By Dr. Devdutt Pattanaik – Author, Speaker, Illustrator, Mythologist
For such a vast coastline, Indians do not have much of a sea mythology. Most images of boats in Indian art are related to ponds and rivers, and not the sea, such as images of Ram and Sita crossing the Ganga, or Krishna and Radha on the Yamuna. Images of sea-faring vessels are few and far between as in Bharhut Stupa, Ajanta Caves and Goa’s hero memorial stones.
Today we refer to Varuna as the Sea-God, the Father of Goddess Lakshmi, but in Vedic scriptures, his role is with ‘waters’, a rather abstract term and not necessarily the sea, and he has a lot to do with royal upright conduct. It is only in the Ramayana that we encounter him as the God of the Sea who begs Ram not to shoot his lethal arrow at him and instead build a bridge to Lanka. In the Puranas, he is identified as Sagara, the sea, who rides a Makara (a dolphin or fish with an elephant head) and the rivers are his many daughters. And most importantly, in Vastushastra, he is the guardian of the West, facing Indra, God of Rain, the guardian of the East.
In Odisha, there are no specific Gods of the Sea. But women worship the Goddess Mangala who helped sailors return home. In Bengal and Bangladesh, sailors worship Pancha-pir, the five holy men from Mecca, who probably originated from the five Buddhas of Mahayana Buddhism. There is an 8th-century tale of a Bhairava-worshipping Tantrik travelling back from Java to India on a ‘stone’ ship using his magical powers.

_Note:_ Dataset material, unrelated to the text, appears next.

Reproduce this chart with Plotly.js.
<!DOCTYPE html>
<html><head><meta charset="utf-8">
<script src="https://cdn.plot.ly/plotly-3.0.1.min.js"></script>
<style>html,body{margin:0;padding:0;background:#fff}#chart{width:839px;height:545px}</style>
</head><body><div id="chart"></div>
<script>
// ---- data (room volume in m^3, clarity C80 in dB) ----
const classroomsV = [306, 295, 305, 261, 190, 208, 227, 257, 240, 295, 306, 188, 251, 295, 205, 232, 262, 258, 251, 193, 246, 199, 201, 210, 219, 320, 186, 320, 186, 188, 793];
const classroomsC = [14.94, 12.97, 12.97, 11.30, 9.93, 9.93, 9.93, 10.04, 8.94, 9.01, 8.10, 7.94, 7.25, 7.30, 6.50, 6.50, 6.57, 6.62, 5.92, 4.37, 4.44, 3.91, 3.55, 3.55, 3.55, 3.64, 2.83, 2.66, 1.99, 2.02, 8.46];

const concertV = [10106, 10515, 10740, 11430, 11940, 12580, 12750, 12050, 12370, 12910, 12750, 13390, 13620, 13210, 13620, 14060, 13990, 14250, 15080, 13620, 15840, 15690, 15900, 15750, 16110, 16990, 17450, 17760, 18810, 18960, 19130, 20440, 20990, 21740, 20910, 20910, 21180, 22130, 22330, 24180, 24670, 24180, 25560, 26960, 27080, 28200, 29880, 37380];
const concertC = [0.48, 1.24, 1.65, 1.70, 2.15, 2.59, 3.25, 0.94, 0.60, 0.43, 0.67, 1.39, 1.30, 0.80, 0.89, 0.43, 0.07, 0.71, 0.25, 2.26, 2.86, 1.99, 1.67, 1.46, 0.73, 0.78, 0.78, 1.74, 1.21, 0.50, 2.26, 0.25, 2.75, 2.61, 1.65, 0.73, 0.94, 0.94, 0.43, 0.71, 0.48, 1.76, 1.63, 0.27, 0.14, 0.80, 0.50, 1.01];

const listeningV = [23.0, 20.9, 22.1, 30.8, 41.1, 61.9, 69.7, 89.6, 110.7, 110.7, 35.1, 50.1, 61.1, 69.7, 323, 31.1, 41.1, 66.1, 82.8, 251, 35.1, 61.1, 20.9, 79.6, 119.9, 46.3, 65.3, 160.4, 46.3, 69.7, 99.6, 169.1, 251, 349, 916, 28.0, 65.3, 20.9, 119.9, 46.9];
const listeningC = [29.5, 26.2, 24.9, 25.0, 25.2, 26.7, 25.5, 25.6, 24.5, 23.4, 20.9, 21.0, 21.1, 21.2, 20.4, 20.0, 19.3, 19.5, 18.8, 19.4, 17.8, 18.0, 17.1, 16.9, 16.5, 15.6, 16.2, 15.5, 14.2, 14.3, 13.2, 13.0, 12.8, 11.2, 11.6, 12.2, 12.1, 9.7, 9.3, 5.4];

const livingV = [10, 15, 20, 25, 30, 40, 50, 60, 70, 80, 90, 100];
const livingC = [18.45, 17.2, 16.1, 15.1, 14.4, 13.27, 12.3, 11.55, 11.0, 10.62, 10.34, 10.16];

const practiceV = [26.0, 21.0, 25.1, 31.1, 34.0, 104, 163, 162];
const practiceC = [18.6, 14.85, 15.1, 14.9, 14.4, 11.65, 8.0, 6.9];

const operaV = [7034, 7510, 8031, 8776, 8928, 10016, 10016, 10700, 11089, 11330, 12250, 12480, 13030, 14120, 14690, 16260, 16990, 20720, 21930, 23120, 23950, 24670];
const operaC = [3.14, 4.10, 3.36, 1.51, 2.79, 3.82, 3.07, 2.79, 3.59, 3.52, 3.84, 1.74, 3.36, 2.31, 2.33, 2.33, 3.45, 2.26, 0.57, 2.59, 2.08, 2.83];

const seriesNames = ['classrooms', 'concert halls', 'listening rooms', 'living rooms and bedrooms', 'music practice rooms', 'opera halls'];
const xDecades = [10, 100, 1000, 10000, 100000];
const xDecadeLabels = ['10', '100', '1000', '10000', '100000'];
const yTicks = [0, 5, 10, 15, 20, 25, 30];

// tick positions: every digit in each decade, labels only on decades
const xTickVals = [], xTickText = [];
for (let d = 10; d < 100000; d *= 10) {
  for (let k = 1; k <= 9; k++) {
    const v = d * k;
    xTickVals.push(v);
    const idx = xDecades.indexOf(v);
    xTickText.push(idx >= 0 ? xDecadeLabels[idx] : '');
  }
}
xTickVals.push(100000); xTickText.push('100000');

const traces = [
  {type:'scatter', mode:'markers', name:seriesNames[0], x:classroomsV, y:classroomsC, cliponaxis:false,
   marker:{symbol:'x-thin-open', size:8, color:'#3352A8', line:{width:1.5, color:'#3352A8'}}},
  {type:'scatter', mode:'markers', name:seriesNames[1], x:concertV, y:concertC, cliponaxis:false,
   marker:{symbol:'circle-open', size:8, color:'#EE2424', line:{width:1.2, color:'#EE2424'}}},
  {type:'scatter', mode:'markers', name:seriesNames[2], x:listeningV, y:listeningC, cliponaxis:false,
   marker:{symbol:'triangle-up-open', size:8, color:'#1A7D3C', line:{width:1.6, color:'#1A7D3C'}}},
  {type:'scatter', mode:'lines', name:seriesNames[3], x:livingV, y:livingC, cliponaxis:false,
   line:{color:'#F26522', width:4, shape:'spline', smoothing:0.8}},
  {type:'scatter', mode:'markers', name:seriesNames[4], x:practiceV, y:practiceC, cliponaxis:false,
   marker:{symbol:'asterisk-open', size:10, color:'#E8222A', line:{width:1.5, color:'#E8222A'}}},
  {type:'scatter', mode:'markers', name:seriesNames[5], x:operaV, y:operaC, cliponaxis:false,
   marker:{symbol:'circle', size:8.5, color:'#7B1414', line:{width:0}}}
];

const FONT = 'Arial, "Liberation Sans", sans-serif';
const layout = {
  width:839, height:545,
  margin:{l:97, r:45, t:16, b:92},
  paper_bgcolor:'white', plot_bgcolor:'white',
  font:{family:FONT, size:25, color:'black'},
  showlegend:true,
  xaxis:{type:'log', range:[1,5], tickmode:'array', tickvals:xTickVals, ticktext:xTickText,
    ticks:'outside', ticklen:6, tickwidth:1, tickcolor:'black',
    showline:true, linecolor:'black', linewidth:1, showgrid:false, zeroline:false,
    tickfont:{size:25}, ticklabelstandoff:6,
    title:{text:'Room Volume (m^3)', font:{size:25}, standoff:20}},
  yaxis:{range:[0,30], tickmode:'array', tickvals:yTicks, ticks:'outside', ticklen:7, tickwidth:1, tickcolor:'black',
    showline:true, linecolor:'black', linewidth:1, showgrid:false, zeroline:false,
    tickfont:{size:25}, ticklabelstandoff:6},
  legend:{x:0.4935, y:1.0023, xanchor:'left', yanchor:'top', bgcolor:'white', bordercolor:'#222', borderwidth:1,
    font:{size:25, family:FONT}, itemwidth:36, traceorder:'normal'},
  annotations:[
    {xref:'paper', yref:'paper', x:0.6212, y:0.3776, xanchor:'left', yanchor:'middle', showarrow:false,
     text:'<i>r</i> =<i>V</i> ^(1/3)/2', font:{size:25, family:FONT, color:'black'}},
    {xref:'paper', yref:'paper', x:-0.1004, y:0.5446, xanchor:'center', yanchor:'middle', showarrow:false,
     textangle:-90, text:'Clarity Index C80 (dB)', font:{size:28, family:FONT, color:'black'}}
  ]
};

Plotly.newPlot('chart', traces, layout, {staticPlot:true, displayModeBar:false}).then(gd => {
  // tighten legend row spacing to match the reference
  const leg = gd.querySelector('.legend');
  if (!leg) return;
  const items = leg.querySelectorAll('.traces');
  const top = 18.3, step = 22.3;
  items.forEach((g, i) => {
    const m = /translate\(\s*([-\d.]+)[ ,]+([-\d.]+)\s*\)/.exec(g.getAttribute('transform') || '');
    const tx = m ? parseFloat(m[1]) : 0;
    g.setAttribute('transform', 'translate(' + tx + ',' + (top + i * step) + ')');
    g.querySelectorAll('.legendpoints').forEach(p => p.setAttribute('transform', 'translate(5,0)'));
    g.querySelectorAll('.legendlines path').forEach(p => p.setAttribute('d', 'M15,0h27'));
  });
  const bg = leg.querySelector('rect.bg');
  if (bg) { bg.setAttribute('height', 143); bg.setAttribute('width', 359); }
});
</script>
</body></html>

In ancient Tamil Sangam literature, the wives of fishermen would pray to Varuna, in the form of a shark fin planted in the sand, worshipped with flowers, on new moon nights of high tide. We also hear of the virgin Goddess Kumari at the tip of India who stops the sea from swallowing the coastline. The Tamil Buddhist epic Manimekalai refers to a Sea-Goddess Manimekhala who rescues the heroine from the unwarranted attentions of a Prince and takes her across the sea to an island where she learns about Buddhism. In the Kanheri Caves on the Western coast, there is a 5th-century inscription where the Buddhist Goddess Tara is invoked for the protection of ships by a mariner.

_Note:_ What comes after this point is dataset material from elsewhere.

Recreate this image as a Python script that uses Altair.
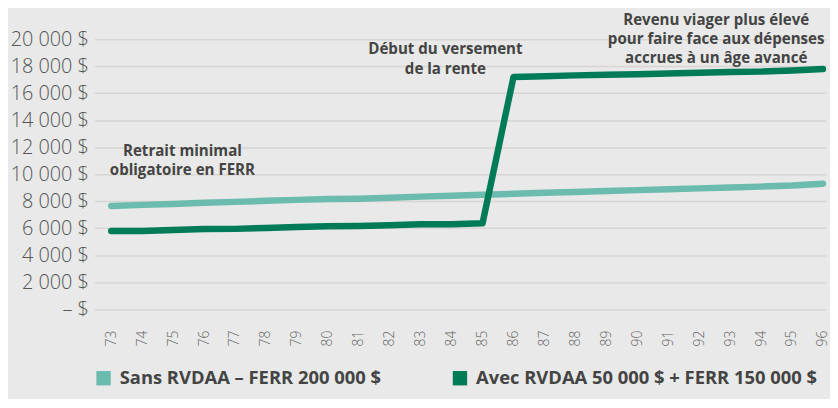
import altair as alt
import pandas as pd

ages = list(range(73, 97))
sans_rvdaa = [7650, 7730, 7800, 7880, 7950, 8030, 8100, 8170, 8190, 8260, 8340, 8410,
              8480, 8550, 8620, 8690, 8760, 8820, 8890, 8950, 9020, 9080, 9160, 9300]
avec_rvdaa = [5800, 5800, 5870, 5940, 5950, 6020, 6090, 6150, 6160, 6220, 6290, 6300,
              6370, 17200, 17260, 17320, 17370, 17400, 17460, 17520, 17570, 17600, 17680, 17790]
series_names = ["Sans RVDAA – FERR 200 000 $", "Avec RVDAA 50 000 $ + FERR 150 000 $"]
series_colors = ["#6bbcaf", "#007b58"]
y_ticks = [0, 2000, 4000, 6000, 8000, 10000, 12000, 14000, 16000, 18000, 20000]

notes_text = [
    "Retrait minimal\nobligatoire en FERR",
    "Début du versement\nde la rente",
    "Revenu viager plus élevé\npour faire face aux dépenses\naccrues à un âge avancé",
]
notes_age = [75.3, 83.8, 92.55]
notes_value = [11750, 19250, 21450]

rows = []
for name, vals in zip(series_names, [sans_rvdaa, avec_rvdaa]):
    for a, v in zip(ages, vals):
        rows.append({"age": a, "value": v, "series": name})
df = pd.DataFrame(rows)
notes = pd.DataFrame({"text": notes_text, "age": notes_age, "value": notes_value})

xscale = alt.Scale(domain=[72.455, 96.1], nice=False, zero=False)
yscale = alt.Scale(domain=[0, 20000], nice=False)

xaxis = alt.Axis(values=ages, title=None, labelAngle=270, labelAlign="right",
                 labelBaseline="middle", labelPadding=21, grid=False, ticks=False,
                 domain=False, labelFontSize=14, labelColor="#666666",
                 labelFont="Open Sans", labelFontWeight=300, labelOverlap=False,
                 labelFlush=False)
yaxis = alt.Axis(values=y_ticks, title=None, grid=True, gridColor="#d9d5d2",
                 gridWidth=1.5, ticks=False, domain=False, labelFontSize=20,
                 labelColor="#555555", labelFont="Open Sans", labelFontWeight=300,
                 labelPadding=6, labelOverlap=False, labelFlush=False,
                 labelExpr="datum.value == 0 ? '– $' : replace(format(datum.value, ','), ',', ' ') + ' $'")

lines = alt.Chart(df).mark_line(strokeWidth=6.5, strokeCap="round", strokeJoin="round").encode(
    x=alt.X("age:Q", scale=xscale, axis=xaxis),
    y=alt.Y("value:Q", scale=yscale, axis=yaxis),
    color=alt.Color("series:N", scale=alt.Scale(domain=series_names, range=series_colors),
                    sort=series_names,
                    legend=alt.Legend(title=None, orient="bottom", direction="horizontal",
                                      symbolType="square", symbolSize=42, symbolStrokeWidth=8,
                                      labelFontSize=18.5, labelFont="Open Sans", labelFontWeight="bold",
                                      labelColor="#444444", columnPadding=60, offset=23,
                                      labelLimit=500, labelOffset=7)),
    order=alt.Order("age:Q"),
)

text = alt.Chart(notes).mark_text(fontSize=15.2, font="Open Sans", fontWeight="bold", color="#444444",
                                   lineBreak="\n", lineHeight=19.5, align="center",
                                   baseline="middle").encode(
    x=alt.X("age:Q", scale=xscale, axis=xaxis),
    y=alt.Y("value:Q", scale=yscale, axis=yaxis),
    text="text:N",
)

chart = alt.layer(lines, text).properties(
    width=737, height=272, background="#e8e9e8",
    padding={"top": 3, "left": 2, "right": 0, "bottom": 0},
).configure_view(stroke=None)

chart.save("out.html", embed_options={"renderer": "svg", "actions": False})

Most interestingly, in Gujarat, near Khambat, we hear of Vahanvati Sikotar Mata also known as Harsiddhi Mata. She is associated with prosperity, fertility, and security of ships. In one story, she caused shipwrecks unless she was acknowledged and appeased. To stop her from looking at ships angrily all the time, she was brought down from the mountaintop overlooking the sea to the shore with a sacrifice of one buffalo for each step she took during her descent. Here she became the Goddess who helps sailors come home after successful business trips.
The name Sikotar draws attention to the Yemeni Island of Socotra (currently in the midst of a military crisis with the UAE claiming it). This island is mentioned in the Periplus of the Erythraean Sea, an ancient Greek navigation book, which describes sea trade between Africa, Arabia and India using the monsoon winds. The island name is most probably derived from the Sanskrit ‘sukhadhara’ or ‘providing bliss’. The island (Sikotar) was probably feared (it had a treacherous coastline) and embodied as a Goddess (Sikotar Mata) in Gujarat, even today worshipped with offerings of boats (vahana), by devotees not necessarily invested in maritime trade.
What about Dwaraka? Krishna shifted his capital from Dwaraka to Mathura upon Dwaraka submerging under the sea.